张清稚的眼神四处游移了好几圈,突然眼睛一亮,挣扎着说:“帮我……把那个……拿来……”
程斐看过去,只见是摆在书桌上的装饰,模样很像蒲公英,有点奇特,但是挺好看的。
程斐还以为那是张清稚的Alpha给他的信物,怀着悲切的心情,将整个东西都搬了过来。
大概他是想抱着这个信物离开吧,程斐感觉自己的眼泪又出来了,该死的绝美爱情!
张清稚努力昂起身体,将一根细长的金属丝抽出来,用手试了试韧度和坚硬度,感觉勉强合适了,说:“帮我把这些都抽出来。”
程斐一下子还没转过弯来:“啊?!”
张清稚又示范了一下,程斐才反应过来,一边焦急地帮张清稚抽金属丝,一边问:“你这是要做什么?”
张清稚有气无力地说:“自救。”
拔出了十几根后,张清稚又让程斐帮自己进行常规消毒。
临时的针准备好以后,张清稚在程斐的帮扶下坐了起来,掀开毯子,床上的血已经是一大滩。

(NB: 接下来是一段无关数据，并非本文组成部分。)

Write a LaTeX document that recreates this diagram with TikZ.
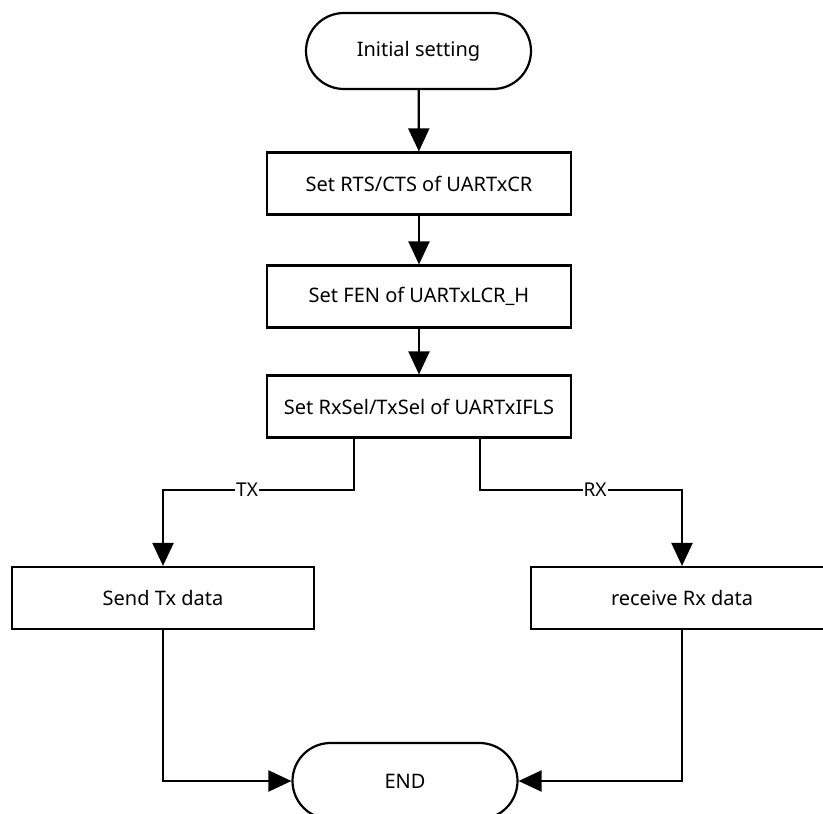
\documentclass[tikz,border=0pt]{standalone}
\usepackage{fontspec}
\setmainfont{Noto Sans}
\usetikzlibrary{shapes.misc,arrows.meta}
\begin{document}
\begin{tikzpicture}[x=1pt,y=-1pt,
  every node/.style={font=\fontsize{20}{24}\selectfont},
  term/.style={draw,line width=2.2pt,rounded rectangle,minimum width=225pt,minimum height=76pt,inner sep=0pt},
  procbox/.style={draw,line width=2.2pt,rectangle,minimum width=304pt,minimum height=62pt,inner sep=0pt},
  sidebox/.style={draw,line width=2.2pt,rectangle,minimum width=302pt,minimum height=62pt,inner sep=0pt},
  conn/.style={line width=2.2pt},
  arr/.style={conn,-{Triangle[length=23pt,width=21pt]}},
  lbl/.style={fill=white,inner sep=1pt,font=\fontsize{19}{22}\selectfont}]
\useasboundingbox (0,0) rectangle (823,814);
\clip (0,0) rectangle (823,814);
\node[term] (init) at (418.5,51) {Initial setting};
\node[procbox] (b1) at (419,183.5) {Set RTS/CTS of UARTxCR};
\node[procbox] (b2) at (419,296.5) {Set FEN of UARTxLCR\_H};
\node[procbox] (b3) at (419,406.5) {Set RxSel/TxSel of UARTxIFLS};
\node[sidebox] (b4) at (163,598) {Send Tx data};
\node[sidebox] (b5) at (682,598) {receive Rx data};
\node[term] (end) at (405,781) {END};
\coordinate (tsplit) at (354,490);
\coordinate (rsplit) at (480,490);
\draw[arr] (init) -- (b1);
\draw[arr] (b1) -- (b2);
\draw[arr] (b2) -- (b3);
\draw[arr] (b3.south -| tsplit) -- (tsplit) -| node[lbl,pos=0.28] {TX} (b4.north);
\draw[arr] (b3.south -| rsplit) -- (rsplit) -| node[lbl,pos=0.285] {RX} (b5.north);
\draw[arr] (b4.south) |- (end.west);
\draw[arr] (b5.south) |- (end.east);
\end{tikzpicture}
\end{document}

张清稚忍着眩晕和不适,找到自己的三阴交、血海等穴位,以不同的手法入针,在轻松得气后,又进行了有规律的提插捻转。
中医针刺各种穴位的作用有很多,在这种大出血,气血大损的情况下,当然要有大补的手法。
张清稚五岁就开始用铜人认识穴位,七岁就得以允许在爷爷身上扎针,长大后更是用自己的身体试验过无数次,因而找穴、下针、提插捻转等一系列动作,一气呵成完成。
果然,在他在几个主气血运行的穴位下针后,不仅眩晕的感觉有所缓解,胸口也不那么闷了。
几息的功夫,他体内本来混乱又空虚的气血,被大致梳理好了,而且得到了及时有效的大补,症状自然立竿见影地减轻了,连出血也慢慢地止住了。
留针一会儿后,张清稚又给自己把了一下脉,大出血的情况终于止住了。
张清稚有些疲倦地躺下,说:“情况控制住了,大出血止住了。我要留针半个小时,稍后时间到了提醒我。”